From the records below, extract only the lines running from the line with "Clone this diagram in TikZ." to the line with "(0,0) rectangle (872,555);", both lines included, reproducing them exactly.

# start of DATA SHOWN

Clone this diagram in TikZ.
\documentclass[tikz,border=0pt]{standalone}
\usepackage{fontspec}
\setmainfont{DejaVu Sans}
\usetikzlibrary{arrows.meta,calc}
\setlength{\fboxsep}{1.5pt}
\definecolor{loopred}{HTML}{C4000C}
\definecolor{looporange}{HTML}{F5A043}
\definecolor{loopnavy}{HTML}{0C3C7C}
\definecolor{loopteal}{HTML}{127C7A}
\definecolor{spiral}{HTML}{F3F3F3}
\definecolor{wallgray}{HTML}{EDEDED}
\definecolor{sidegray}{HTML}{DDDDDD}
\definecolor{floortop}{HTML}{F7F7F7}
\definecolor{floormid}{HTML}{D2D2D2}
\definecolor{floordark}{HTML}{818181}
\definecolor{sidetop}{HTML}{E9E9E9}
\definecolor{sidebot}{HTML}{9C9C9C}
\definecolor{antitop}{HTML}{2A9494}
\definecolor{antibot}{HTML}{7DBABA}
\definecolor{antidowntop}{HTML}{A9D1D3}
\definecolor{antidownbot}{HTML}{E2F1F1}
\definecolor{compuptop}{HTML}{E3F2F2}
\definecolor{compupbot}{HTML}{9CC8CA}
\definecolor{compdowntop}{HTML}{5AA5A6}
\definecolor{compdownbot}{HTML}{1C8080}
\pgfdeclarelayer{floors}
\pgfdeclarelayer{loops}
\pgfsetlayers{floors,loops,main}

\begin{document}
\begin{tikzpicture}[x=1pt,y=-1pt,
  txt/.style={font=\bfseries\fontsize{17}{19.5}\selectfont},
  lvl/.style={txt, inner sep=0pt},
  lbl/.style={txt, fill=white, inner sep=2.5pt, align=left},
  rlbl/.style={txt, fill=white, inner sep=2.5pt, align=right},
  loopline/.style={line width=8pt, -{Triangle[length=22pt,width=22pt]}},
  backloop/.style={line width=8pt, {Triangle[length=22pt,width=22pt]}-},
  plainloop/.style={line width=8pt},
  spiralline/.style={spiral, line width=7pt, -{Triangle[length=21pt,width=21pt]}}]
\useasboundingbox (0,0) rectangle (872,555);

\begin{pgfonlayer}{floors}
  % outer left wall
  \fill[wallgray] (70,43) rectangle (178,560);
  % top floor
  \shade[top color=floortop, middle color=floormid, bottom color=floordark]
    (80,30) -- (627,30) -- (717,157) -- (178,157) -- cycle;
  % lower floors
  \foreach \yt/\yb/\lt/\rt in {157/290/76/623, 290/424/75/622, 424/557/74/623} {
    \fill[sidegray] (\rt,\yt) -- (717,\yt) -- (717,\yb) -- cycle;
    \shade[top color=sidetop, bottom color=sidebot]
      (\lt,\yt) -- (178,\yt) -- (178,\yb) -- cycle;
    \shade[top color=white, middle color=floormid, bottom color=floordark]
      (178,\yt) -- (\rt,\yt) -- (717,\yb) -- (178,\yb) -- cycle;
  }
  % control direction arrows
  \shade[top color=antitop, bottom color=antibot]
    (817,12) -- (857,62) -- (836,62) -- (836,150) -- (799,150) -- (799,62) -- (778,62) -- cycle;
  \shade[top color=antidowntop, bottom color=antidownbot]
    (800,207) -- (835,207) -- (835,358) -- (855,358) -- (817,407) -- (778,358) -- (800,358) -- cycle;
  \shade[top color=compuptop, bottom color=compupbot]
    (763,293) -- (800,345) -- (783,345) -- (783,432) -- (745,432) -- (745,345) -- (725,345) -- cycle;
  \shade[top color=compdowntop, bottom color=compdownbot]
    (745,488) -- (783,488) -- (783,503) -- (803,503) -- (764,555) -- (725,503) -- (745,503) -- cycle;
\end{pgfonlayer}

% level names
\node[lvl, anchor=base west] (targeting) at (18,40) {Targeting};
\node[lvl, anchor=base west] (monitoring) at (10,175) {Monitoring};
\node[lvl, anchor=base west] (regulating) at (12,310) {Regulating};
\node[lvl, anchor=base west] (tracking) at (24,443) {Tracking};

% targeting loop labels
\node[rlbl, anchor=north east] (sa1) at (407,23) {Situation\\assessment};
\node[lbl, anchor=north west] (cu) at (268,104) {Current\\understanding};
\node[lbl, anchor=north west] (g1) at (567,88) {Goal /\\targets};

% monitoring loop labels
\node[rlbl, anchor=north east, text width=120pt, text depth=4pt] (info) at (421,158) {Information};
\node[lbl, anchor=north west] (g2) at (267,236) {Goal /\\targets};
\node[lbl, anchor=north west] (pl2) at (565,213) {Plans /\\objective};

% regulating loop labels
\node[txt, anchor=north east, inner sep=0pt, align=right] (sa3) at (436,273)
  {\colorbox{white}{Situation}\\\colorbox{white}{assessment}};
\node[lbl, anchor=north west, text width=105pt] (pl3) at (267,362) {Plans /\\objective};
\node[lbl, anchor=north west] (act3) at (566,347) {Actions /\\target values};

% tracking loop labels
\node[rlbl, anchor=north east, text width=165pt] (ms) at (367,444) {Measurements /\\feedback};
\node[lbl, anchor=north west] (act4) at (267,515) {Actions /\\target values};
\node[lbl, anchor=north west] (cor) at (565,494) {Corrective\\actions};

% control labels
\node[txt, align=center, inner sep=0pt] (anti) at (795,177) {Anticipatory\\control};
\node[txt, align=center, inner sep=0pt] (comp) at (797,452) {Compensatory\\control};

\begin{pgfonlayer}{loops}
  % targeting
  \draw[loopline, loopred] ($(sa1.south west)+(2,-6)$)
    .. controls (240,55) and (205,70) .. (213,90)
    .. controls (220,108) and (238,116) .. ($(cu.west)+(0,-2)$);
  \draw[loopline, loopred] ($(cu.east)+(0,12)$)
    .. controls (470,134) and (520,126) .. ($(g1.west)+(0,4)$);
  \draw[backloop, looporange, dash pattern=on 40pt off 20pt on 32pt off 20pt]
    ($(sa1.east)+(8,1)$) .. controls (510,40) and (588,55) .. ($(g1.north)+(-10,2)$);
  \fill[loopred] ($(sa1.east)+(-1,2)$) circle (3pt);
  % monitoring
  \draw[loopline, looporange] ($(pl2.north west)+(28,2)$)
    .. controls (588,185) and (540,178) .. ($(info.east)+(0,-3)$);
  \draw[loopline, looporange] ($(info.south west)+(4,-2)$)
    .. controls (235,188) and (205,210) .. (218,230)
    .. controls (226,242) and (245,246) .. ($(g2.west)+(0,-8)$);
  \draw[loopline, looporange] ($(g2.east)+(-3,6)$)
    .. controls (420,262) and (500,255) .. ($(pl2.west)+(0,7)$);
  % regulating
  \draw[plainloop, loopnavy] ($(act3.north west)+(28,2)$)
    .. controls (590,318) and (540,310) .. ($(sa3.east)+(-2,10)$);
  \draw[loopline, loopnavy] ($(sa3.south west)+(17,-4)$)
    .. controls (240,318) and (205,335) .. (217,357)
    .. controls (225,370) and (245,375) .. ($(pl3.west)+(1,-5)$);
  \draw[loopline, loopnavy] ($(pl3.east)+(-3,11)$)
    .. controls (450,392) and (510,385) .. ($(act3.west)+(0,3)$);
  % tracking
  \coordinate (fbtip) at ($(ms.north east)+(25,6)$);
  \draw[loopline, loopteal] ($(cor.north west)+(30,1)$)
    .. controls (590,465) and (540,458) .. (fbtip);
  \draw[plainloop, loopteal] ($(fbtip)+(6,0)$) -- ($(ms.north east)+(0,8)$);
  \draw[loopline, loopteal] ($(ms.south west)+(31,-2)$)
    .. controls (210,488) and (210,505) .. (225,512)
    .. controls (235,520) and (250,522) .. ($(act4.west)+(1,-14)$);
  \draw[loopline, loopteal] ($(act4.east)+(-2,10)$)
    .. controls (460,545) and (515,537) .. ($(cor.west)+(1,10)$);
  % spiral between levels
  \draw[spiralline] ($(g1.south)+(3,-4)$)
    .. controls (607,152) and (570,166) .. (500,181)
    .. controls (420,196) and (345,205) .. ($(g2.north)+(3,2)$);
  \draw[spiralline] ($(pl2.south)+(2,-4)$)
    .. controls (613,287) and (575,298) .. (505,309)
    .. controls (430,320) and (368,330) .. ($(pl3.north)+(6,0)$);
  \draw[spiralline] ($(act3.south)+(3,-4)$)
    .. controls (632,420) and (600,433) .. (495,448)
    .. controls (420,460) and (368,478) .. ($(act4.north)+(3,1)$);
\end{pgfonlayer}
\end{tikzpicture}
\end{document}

# end of DATA SHOWN
# start of DATA SHOWN

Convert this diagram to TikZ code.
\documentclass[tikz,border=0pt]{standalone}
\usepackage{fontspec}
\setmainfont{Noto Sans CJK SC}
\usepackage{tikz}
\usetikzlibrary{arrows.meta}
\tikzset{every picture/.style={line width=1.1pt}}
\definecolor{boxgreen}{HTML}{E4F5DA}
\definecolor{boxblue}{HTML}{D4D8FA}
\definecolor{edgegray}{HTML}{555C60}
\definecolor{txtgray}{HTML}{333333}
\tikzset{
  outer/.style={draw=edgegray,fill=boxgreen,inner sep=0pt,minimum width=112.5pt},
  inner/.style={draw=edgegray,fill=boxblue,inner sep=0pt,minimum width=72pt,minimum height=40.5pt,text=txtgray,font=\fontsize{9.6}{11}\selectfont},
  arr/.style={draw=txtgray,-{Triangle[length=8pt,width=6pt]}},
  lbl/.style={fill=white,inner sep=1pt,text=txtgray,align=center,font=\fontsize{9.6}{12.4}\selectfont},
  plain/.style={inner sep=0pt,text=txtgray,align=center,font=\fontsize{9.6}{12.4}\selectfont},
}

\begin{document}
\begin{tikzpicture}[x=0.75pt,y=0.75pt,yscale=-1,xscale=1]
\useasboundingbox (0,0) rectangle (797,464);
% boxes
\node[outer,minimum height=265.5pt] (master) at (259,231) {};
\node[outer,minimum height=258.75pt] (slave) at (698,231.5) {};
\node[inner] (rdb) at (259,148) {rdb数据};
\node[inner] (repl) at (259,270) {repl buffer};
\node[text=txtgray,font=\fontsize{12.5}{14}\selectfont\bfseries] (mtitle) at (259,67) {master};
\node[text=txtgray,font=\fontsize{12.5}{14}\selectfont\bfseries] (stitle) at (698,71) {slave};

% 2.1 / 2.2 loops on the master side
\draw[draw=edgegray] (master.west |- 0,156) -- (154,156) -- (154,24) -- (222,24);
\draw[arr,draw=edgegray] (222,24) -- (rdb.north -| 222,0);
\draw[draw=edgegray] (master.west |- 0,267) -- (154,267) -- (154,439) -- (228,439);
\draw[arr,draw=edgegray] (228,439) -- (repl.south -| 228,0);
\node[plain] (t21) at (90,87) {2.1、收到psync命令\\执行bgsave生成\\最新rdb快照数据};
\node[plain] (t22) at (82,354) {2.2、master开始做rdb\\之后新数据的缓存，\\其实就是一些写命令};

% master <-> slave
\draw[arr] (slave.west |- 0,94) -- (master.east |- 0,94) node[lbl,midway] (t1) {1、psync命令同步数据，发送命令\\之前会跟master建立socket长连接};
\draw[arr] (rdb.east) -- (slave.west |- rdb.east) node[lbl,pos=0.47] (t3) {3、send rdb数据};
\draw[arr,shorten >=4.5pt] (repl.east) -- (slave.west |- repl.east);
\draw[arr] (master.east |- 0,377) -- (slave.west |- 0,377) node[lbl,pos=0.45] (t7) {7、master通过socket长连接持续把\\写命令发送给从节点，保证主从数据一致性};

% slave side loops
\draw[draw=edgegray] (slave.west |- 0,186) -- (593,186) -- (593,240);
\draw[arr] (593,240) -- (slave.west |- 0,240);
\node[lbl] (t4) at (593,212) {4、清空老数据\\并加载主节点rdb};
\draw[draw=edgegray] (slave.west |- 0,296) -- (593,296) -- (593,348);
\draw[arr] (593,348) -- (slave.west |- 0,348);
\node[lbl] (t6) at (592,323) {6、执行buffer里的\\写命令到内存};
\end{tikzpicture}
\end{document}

# end of DATA SHOWN

FINISHED EXERCISE:
Clone this diagram in TikZ.
\documentclass[tikz,border=0pt]{standalone}
\usepackage{fontspec}
\setmainfont{DejaVu Sans}
\usetikzlibrary{arrows.meta,calc}
\setlength{\fboxsep}{1.5pt}
\definecolor{loopred}{HTML}{C4000C}
\definecolor{looporange}{HTML}{F5A043}
\definecolor{loopnavy}{HTML}{0C3C7C}
\definecolor{loopteal}{HTML}{127C7A}
\definecolor{spiral}{HTML}{F3F3F3}
\definecolor{wallgray}{HTML}{EDEDED}
\definecolor{sidegray}{HTML}{DDDDDD}
\definecolor{floortop}{HTML}{F7F7F7}
\definecolor{floormid}{HTML}{D2D2D2}
\definecolor{floordark}{HTML}{818181}
\definecolor{sidetop}{HTML}{E9E9E9}
\definecolor{sidebot}{HTML}{9C9C9C}
\definecolor{antitop}{HTML}{2A9494}
\definecolor{antibot}{HTML}{7DBABA}
\definecolor{antidowntop}{HTML}{A9D1D3}
\definecolor{antidownbot}{HTML}{E2F1F1}
\definecolor{compuptop}{HTML}{E3F2F2}
\definecolor{compupbot}{HTML}{9CC8CA}
\definecolor{compdowntop}{HTML}{5AA5A6}
\definecolor{compdownbot}{HTML}{1C8080}
\pgfdeclarelayer{floors}
\pgfdeclarelayer{loops}
\pgfsetlayers{floors,loops,main}

\begin{document}
\begin{tikzpicture}[x=1pt,y=-1pt,
  txt/.style={font=\bfseries\fontsize{17}{19.5}\selectfont},
  lvl/.style={txt, inner sep=0pt},
  lbl/.style={txt, fill=white, inner sep=2.5pt, align=left},
  rlbl/.style={txt, fill=white, inner sep=2.5pt, align=right},
  loopline/.style={line width=8pt, -{Triangle[length=22pt,width=22pt]}},
  backloop/.style={line width=8pt, {Triangle[length=22pt,width=22pt]}-},
  plainloop/.style={line width=8pt},
  spiralline/.style={spiral, line width=7pt, -{Triangle[length=21pt,width=21pt]}}]
\useasboundingbox (0,0) rectangle (872,555);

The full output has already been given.